Malta discriminated against a British teenager, who has a Maltese father, when it refused to grant him citizenship because he was born out of wedlock, the European Court of Human Rights has ruled.

Had the boy been born within a marriage he would have been able to obtain citizenship

The court found that Maltese citizenship law discriminated against the boy because it did not allow him automatic citizenship since his father, and not the mother, was Maltese.

The boy, now 15, was born in Scotland in 1996. His mother is British. The father refused to acknowledge his son but the paternity was eventually determined both biologically and judicially.

The Maltese courts had rejected a request to grant the boy Maltese citizenship, quoting an article in the law laying down that children born out of wedlock were only eligible for Maltese citizenship if their mother was Maltese. The mother insisted this was discriminatory and that her son had a right to Maltese citizenship.

Six out of the seven judges sitting on the European Court of Human Rights found last week that the boy’s right to private life had been breached as a result of discrimination based on his illegitimacy. Had the boy been born within a marriage he would have been able to obtain Maltese citizenship, the court noted.

Maltese judge Geoffrey Valenzia dissented, arguing that, while there had been discrimination on grounds of illegitimacy, he did not believe this was a case of breach of the right to private life.

Through the Malta High Commission in the UK, the mother had started proceedings to obtain Maltese citizenship for her son the year he was born. In 1996, the High Commission informed her that, since she was not Maltese and the Maltese father was not officially recognised on the birth certificate, the boy was not entitled to Maltese citizenship.

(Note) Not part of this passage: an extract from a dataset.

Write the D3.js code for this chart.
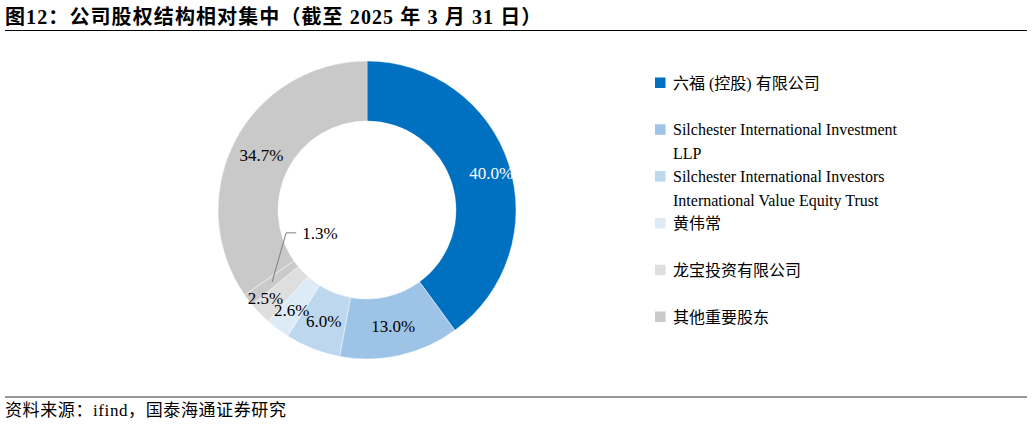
<!DOCTYPE html>
<html><head><meta charset="utf-8">
<script src="https://cdn.jsdelivr.net/npm/d3@7"></script>
<style>
html,body{margin:0;padding:0;background:#fff;}
svg{display:block;}
</style>
</head><body>
<svg id="c" width="1032" height="424"></svg>
<script>
const title = "图12：公司股权结构相对集中（截至 2025 年 3 月 31 日）";
const source = "资料来源：ifind，国泰海通证券研究";
const categories = ["六福 (控股) 有限公司", "Silchester International Investment LLP", "Silchester International Investors International Value Equity Trust", "黄伟常", "龙宝投资有限公司", "", "其他重要股东"];
const values = [40.0, 13.0, 6.0, 2.6, 2.5, 1.3, 34.7];
const valueLabels = ["40.0%", "13.0%", "6.0%", "2.6%", "2.5%", "1.3%", "34.7%"];
const legendLines = [["六福 (控股) 有限公司"], ["Silchester International Investment", "LLP"], ["Silchester International Investors", "International Value Equity Trust"], ["黄伟常"], ["龙宝投资有限公司"], ["其他重要股东"]];
const colors = ["#0070C0", "#9DC3E6", "#BDD7EE", "#DDEBF7", "#DEDEDE", "#CACACA", "#C9C9C9"];

const serif = "'Liberation Serif','Noto Sans CJK SC',serif";
const svg = d3.select("#c");

// title
svg.append("text").attr("x", 5).attr("y", 24)
  .style("font-family", serif).style("font-weight", "bold").style("font-size", "20px")
  .style("letter-spacing", "1.1px").attr("fill", "#000")
  .text(title);
svg.append("line").attr("x1", 5).attr("x2", 1027).attr("y1", 30.5).attr("y2", 30.5).attr("stroke", "#000").attr("stroke-width", 1.2);
svg.append("line").attr("x1", 5).attr("x2", 1027).attr("y1", 397).attr("y2", 397).attr("stroke", "#333").attr("stroke-width", 1.2);
svg.append("text").attr("x", 5).attr("y", 416)
  .style("font-family", serif).style("font-size", "17px").style("letter-spacing", "0.6px").attr("fill", "#000").text(source);

// donut
const cx = 367, cy = 210, R = 149, r0 = 89;
const g = svg.append("g").attr("transform", `translate(${cx},${cy})`);
const pie = d3.pie().sort(null).value(d => d)(values);
const arc = d3.arc().innerRadius(r0).outerRadius(R);
g.selectAll("path").data(pie).enter().append("path")
  .attr("d", arc).attr("fill", (d, i) => colors[i])
  .attr("stroke", "#fff").attr("stroke-width", 0.6).attr("stroke-opacity", 0.7);

const labelArc = d3.arc().innerRadius(119).outerRadius(119);
const nudge = {0: [11, 0], 3: [-4, 5], 4: [-16, 5]};
const labelFont = "17px";
pie.forEach((d, i) => {
  if (i === 5) return;
  let [x, y] = labelArc.centroid(d);
  const n = nudge[i] || [0, 0];
  x += n[0]; y += n[1];
  g.append("text").attr("x", x).attr("y", y).attr("dy", "0.35em")
    .attr("text-anchor", "middle")
    .style("font-family", serif).style("font-size", labelFont)
    .attr("fill", i === 0 ? "#fff" : "#000").text(valueLabels[i]);
});
// leader label for small slice
{
  const d = pie[5];
  const [x0, y0] = labelArc.centroid(d);
  const x1 = x0 + 14, y1 = y0 - 49, x2 = x1 + 10;
  g.append("polyline").attr("points", `${x0},${y0} ${x1},${y1} ${x2},${y1}`)
    .attr("fill", "none").attr("stroke", "#7f7f7f").attr("stroke-width", 1);
  g.append("text").attr("x", x2 + 6).attr("y", y1).attr("dy", "0.35em")
    .style("font-family", serif).style("font-size", labelFont).attr("fill", "#000").text(valueLabels[5]);
}

// legend
const legendIdx = [0, 1, 2, 3, 4, 6];
const ly = d3.scalePoint().domain(d3.range(legendIdx.length)).range([83, 317]);
legendIdx.forEach((ci, k) => {
  const y = ly(k);
  svg.append("rect").attr("x", 655).attr("y", y - 5.5).attr("width", 10.5).attr("height", 10.5).attr("fill", colors[ci]);
  legendLines[k].forEach((t, j) => {
    svg.append("text").attr("x", 673).attr("y", y + j * 23.5).attr("dy", "0.35em")
      .style("font-family", serif).style("font-size", "16px").attr("fill", "#000").text(t);
  });
});
</script>
</body></html>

She then instituted proceedings in Scotland where the courts declared the father as the biological parent and amended the boy’s birth certificate. In 2003, the Maltese courts also recognised the father and ordered him to pay maintenance. However, the boy was still not granted citizenship due to the law on illegitimate children born to foreign mothers. The mother filed a constitutional case in Malta claiming that this was discriminatory.

Following a series of constitutional battles, which went on until 2009, the court turned down the mother’s request, which led her to take the case to the European Court of Human Rights, arguing that the Maltese citizenship law discriminated against her son and deprived him of his right to family life and private life.

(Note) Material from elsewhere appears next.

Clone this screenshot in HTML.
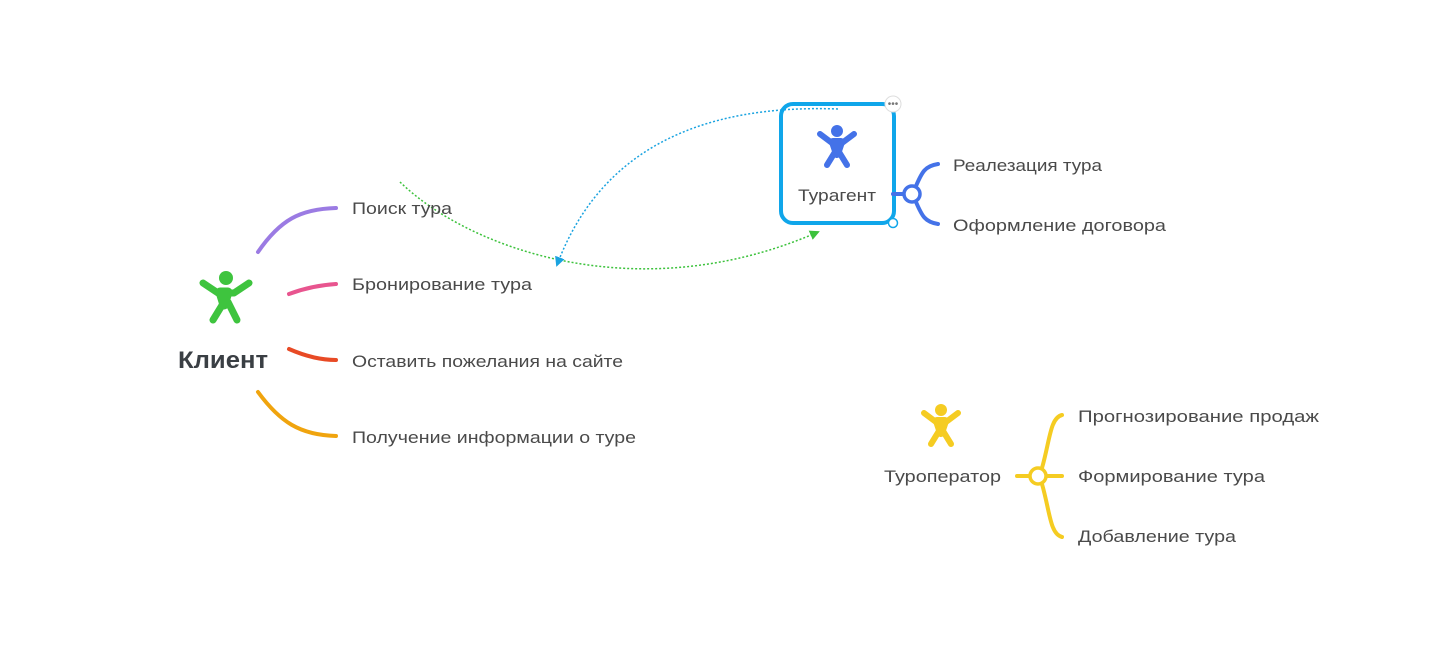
<!DOCTYPE html>
<html><head><meta charset="utf-8"><style>
body{margin:0;background:#fff;}
svg{display:block;font-family:"Liberation Sans","DejaVu Sans",sans-serif;}
text{fill:#4a4a4a;font-size:17px;}
</style></head><body>
<svg width="1450" height="672" viewBox="0 0 1450 672">
<defs>
<marker id="ag" markerWidth="10" markerHeight="10" refX="8" refY="5" orient="auto" markerUnits="userSpaceOnUse"><path d="M0,0 L10,5 L0,10 Z" fill="#3cc23c"/></marker>
<marker id="ab" markerWidth="10" markerHeight="10" refX="8" refY="5" orient="auto" markerUnits="userSpaceOnUse"><path d="M0,0 L10,5 L0,10 Z" fill="#1aa3e0"/></marker>
</defs>
<path d="M400,182 C470,250 640,310 818,232" fill="none" stroke="#3cc23c" stroke-width="1.5" stroke-dasharray="2,2" marker-end="url(#ag)"/>
<path d="M838,109 C700,104 600,150 557,265" fill="none" stroke="#1aa3e0" stroke-width="1.5" stroke-dasharray="2,2" marker-end="url(#ab)"/>

<g stroke="#3ec43e" stroke-linecap="round" fill="none">
<circle cx="226" cy="278" r="7" fill="#3ec43e" stroke="none"/>
<path d="M203,283 L218,293 L234,293 L249,283" stroke-width="7" stroke-linejoin="round"/>
<path d="M220,292 L224,305 L228,292 Z" stroke-width="9" stroke-linejoin="round" fill="#3ec43e"/>
<path d="M224,302 L213,320 M228,302 L237,320" stroke-width="7"/>
</g>
<text x="178" y="368" textLength="90" lengthAdjust="spacingAndGlyphs" style="font-size:24px;font-weight:bold;fill:#3a3f44">Клиент</text>
<g fill="none" stroke-width="4" stroke-linecap="round">
<path d="M258,252 C280,220 300,209 336,208" stroke="#9b7be3"/>
<path d="M289,294 C305,288 320,285 336,284" stroke="#e8558f"/>
<path d="M289,349 C305,356 320,360 336,360" stroke="#e84a25"/>
<path d="M258,392 C280,422 300,435 336,436" stroke="#f0a40e"/>
</g>
<text x="352" y="214" textLength="100" lengthAdjust="spacingAndGlyphs">Поиск тура</text>
<text x="352" y="290" textLength="180" lengthAdjust="spacingAndGlyphs">Бронирование тура</text>
<text x="352" y="367" textLength="271" lengthAdjust="spacingAndGlyphs">Оставить пожелания на сайте</text>
<text x="352" y="443" textLength="284" lengthAdjust="spacingAndGlyphs">Получение информации о туре</text>

<rect x="781" y="104" width="113" height="119" rx="12" fill="none" stroke="#10a6ea" stroke-width="4"/>
<circle cx="893" cy="104" r="8" fill="#fff" stroke="#ddd"/>
<text x="893" y="107" text-anchor="middle" style="font-size:10px;fill:#777">•••</text>
<circle cx="893" cy="223" r="4.5" fill="#fff" stroke="#10a6ea" stroke-width="1.5"/>
<g stroke="#4472e8" stroke-linecap="round" fill="none">
<circle cx="837" cy="131" r="6" fill="#4472e8" stroke="none"/>
<path d="M820,134 L832,143 L842,143 L854,134" stroke-width="6" stroke-linejoin="round"/>
<path d="M833,142 L837,154 L841,142 Z" stroke-width="8" stroke-linejoin="round" fill="#4472e8"/>
<path d="M835,152 L827,165 M839,152 L847,165" stroke-width="6"/>
</g>
<text x="798" y="201" textLength="78" lengthAdjust="spacingAndGlyphs">Турагент</text>
<g fill="none" stroke="#4472e8" stroke-width="4" stroke-linecap="round">
<path d="M893,194 L904,194"/>
<path d="M916,186 C922,172 925,166 938,164"/>
<path d="M916,202 C922,216 925,222 938,224"/>
<circle cx="912" cy="194" r="8" stroke-width="3.5" fill="#fff"/>
</g>
<text x="953" y="171" textLength="149" lengthAdjust="spacingAndGlyphs">Реалезация тура</text>
<text x="953" y="231" textLength="213" lengthAdjust="spacingAndGlyphs">Оформление договора</text>

<g stroke="#f5cc22" stroke-linecap="round" fill="none">
<circle cx="941" cy="410" r="6" fill="#f5cc22" stroke="none"/>
<path d="M924,413 L936,422 L946,422 L958,413" stroke-width="6" stroke-linejoin="round"/>
<path d="M937,421 L941,433 L945,421 Z" stroke-width="8" stroke-linejoin="round" fill="#f5cc22"/>
<path d="M939,431 L931,444 M943,431 L951,444" stroke-width="6"/>
</g>
<text x="884" y="482" textLength="117" lengthAdjust="spacingAndGlyphs">Туроператор</text>
<g fill="none" stroke="#f5cc22" stroke-width="4" stroke-linecap="round">
<path d="M1017,476 L1030,476"/>
<path d="M1046,476 L1062,476"/>
<path d="M1042,468 C1050,440 1050,418 1062,415"/>
<path d="M1042,484 C1050,512 1050,534 1062,537"/>
<circle cx="1038" cy="476" r="8" stroke-width="3.5" fill="#fff"/>
</g>
<text x="1078" y="422" textLength="241" lengthAdjust="spacingAndGlyphs">Прогнозирование продаж</text>
<text x="1078" y="482" textLength="187" lengthAdjust="spacingAndGlyphs">Формирование тура</text>
<text x="1078" y="542" textLength="158" lengthAdjust="spacingAndGlyphs">Добавление тура</text>
</svg>
</body></html>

The government argued that, in 2007, the law had been amended to allow the boy to apply but he had not. However, the mother insisted that the boy should not have to apply because he had a right to citizenship given that one parent was Maltese.

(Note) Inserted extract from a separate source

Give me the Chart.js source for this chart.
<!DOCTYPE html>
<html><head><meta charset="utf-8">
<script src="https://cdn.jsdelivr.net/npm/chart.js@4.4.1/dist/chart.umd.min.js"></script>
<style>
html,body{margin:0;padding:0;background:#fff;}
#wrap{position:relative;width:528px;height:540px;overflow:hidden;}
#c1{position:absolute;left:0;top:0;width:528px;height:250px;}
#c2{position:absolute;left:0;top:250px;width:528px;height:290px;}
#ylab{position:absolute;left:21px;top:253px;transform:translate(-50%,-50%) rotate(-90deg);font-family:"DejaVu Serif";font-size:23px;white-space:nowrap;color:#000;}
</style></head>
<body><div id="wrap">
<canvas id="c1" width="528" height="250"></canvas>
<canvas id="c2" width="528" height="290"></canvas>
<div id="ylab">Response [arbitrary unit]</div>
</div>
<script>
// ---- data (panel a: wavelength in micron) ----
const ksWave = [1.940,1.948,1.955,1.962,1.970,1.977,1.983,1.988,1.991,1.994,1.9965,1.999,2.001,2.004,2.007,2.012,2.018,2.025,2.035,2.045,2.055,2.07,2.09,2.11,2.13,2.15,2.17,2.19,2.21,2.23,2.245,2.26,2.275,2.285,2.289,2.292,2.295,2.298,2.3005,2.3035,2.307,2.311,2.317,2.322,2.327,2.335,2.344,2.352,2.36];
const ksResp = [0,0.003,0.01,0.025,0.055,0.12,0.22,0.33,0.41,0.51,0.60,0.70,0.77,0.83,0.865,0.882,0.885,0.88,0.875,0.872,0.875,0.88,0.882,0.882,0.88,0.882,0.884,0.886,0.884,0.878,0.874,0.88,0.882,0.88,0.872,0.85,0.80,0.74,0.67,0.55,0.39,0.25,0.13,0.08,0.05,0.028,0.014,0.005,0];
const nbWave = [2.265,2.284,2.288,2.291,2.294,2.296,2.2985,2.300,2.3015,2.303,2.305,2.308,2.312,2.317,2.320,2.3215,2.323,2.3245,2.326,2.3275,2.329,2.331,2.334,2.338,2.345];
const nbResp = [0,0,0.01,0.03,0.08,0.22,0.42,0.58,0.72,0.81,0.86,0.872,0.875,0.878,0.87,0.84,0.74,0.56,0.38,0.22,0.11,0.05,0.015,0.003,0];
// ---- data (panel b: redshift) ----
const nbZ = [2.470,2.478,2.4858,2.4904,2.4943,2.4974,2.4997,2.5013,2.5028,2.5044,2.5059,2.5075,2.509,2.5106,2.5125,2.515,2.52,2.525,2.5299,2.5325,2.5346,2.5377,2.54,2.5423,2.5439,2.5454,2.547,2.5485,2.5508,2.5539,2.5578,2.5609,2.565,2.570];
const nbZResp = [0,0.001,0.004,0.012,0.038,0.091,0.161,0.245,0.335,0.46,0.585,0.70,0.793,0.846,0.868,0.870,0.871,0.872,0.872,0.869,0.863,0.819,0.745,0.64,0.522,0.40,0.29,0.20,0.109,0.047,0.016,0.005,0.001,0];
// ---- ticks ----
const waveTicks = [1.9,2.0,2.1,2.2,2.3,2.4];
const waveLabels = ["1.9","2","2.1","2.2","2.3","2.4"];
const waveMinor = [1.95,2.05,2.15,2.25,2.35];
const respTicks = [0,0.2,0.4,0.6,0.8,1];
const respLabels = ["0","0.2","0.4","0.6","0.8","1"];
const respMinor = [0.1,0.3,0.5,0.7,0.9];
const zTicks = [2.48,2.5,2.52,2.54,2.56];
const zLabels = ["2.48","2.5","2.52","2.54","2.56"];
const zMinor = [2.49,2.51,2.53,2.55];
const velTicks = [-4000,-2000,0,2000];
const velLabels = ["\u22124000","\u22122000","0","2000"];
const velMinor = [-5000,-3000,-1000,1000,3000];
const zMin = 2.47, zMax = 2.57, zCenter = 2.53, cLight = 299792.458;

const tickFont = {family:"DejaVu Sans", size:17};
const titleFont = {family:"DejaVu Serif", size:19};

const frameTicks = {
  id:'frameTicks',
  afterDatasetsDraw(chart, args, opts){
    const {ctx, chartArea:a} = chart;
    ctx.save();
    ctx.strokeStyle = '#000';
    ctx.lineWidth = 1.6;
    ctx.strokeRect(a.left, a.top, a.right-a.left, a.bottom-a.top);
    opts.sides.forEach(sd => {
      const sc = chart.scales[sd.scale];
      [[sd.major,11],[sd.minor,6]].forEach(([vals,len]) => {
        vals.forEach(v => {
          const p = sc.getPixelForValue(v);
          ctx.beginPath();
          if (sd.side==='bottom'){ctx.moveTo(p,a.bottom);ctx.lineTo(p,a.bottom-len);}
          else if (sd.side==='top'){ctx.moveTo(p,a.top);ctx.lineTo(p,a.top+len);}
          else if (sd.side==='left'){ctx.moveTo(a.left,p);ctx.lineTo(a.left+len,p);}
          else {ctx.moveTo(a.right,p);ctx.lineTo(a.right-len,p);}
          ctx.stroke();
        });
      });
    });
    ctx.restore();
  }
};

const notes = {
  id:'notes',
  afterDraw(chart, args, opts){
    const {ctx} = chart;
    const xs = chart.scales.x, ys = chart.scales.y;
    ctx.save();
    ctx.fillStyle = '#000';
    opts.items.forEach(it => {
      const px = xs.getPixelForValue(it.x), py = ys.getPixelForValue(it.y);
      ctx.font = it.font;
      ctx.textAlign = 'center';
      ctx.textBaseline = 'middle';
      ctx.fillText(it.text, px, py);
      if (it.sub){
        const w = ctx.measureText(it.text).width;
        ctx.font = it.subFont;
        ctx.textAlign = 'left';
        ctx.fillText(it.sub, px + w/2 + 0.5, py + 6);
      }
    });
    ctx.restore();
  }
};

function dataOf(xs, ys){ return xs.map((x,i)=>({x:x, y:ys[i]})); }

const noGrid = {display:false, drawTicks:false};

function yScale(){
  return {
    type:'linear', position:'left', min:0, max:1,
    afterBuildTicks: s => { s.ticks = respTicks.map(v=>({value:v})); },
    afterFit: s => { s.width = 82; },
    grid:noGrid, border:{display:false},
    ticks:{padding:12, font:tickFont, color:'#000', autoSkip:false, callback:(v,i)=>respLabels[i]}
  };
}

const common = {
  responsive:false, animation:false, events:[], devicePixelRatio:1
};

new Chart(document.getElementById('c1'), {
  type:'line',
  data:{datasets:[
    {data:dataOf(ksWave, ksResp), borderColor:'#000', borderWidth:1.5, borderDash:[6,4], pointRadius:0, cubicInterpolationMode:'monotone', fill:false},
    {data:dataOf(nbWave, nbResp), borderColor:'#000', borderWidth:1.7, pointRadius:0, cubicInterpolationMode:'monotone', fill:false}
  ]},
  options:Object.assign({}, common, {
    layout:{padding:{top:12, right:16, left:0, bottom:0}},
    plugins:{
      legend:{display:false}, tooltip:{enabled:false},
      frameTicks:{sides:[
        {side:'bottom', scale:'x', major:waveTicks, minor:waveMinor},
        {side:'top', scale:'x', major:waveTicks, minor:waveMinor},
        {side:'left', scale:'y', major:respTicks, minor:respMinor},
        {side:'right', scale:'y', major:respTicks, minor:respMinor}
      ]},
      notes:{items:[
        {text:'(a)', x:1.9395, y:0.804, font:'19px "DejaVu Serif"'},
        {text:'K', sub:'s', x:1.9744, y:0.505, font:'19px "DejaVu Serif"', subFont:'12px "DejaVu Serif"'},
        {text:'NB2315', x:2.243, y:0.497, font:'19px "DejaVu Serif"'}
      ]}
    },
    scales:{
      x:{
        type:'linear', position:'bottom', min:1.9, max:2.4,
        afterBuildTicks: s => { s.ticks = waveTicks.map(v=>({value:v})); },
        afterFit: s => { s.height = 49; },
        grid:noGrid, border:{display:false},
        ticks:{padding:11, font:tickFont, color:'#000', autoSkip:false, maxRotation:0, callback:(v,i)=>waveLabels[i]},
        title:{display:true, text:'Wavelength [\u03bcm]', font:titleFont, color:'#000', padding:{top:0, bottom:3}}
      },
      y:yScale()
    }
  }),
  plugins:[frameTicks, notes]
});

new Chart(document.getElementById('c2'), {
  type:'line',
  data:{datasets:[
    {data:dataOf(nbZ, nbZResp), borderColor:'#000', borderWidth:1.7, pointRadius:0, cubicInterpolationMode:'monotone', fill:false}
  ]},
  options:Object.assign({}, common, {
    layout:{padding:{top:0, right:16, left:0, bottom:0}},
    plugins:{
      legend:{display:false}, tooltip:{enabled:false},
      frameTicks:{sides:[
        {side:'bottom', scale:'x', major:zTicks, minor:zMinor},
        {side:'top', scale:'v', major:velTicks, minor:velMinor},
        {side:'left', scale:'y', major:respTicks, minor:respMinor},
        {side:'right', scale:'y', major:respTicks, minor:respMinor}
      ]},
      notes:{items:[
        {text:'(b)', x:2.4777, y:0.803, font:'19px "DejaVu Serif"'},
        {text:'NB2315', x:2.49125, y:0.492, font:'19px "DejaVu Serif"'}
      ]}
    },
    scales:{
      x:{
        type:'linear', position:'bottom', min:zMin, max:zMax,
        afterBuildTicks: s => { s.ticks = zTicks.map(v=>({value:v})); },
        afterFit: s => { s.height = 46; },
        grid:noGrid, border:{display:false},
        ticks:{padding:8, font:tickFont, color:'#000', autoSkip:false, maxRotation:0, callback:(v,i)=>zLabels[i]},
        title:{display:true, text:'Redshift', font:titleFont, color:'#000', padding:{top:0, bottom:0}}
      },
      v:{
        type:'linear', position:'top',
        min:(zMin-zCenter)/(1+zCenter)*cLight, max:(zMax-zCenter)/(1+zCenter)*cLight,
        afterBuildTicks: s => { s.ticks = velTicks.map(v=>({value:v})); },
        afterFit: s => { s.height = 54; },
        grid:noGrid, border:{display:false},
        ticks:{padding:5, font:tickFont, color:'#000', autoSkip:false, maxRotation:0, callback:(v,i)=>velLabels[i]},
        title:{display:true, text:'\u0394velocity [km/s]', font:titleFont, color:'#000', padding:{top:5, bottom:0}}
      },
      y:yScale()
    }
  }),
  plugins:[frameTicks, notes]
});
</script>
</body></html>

The government justified the disputed provision on citizenship on grounds that “children born in wedlock had a link with their parents resulting from the marriage whereas such link was missing in cases of children born out of wedlock”. In such cases, the government argued, it was always clear who the mother was but this did not apply to the father.

The court rejected this argument saying that “no reasonable or objective grounds have been adduced to justify such difference of treatment of the applicant as a person born out of wedlock”.

The government insisted there was no breach of family life because the boy never had a relationship with his father. But the court noted that, even in the absence of a family life, the teenager’s right to a private life had still been breached.

Lawyers Kevin Dingli, Austin Bencini and Lorna Mifsud Cachia represented the boy.

The government was represented by Attorney General Peter Grech.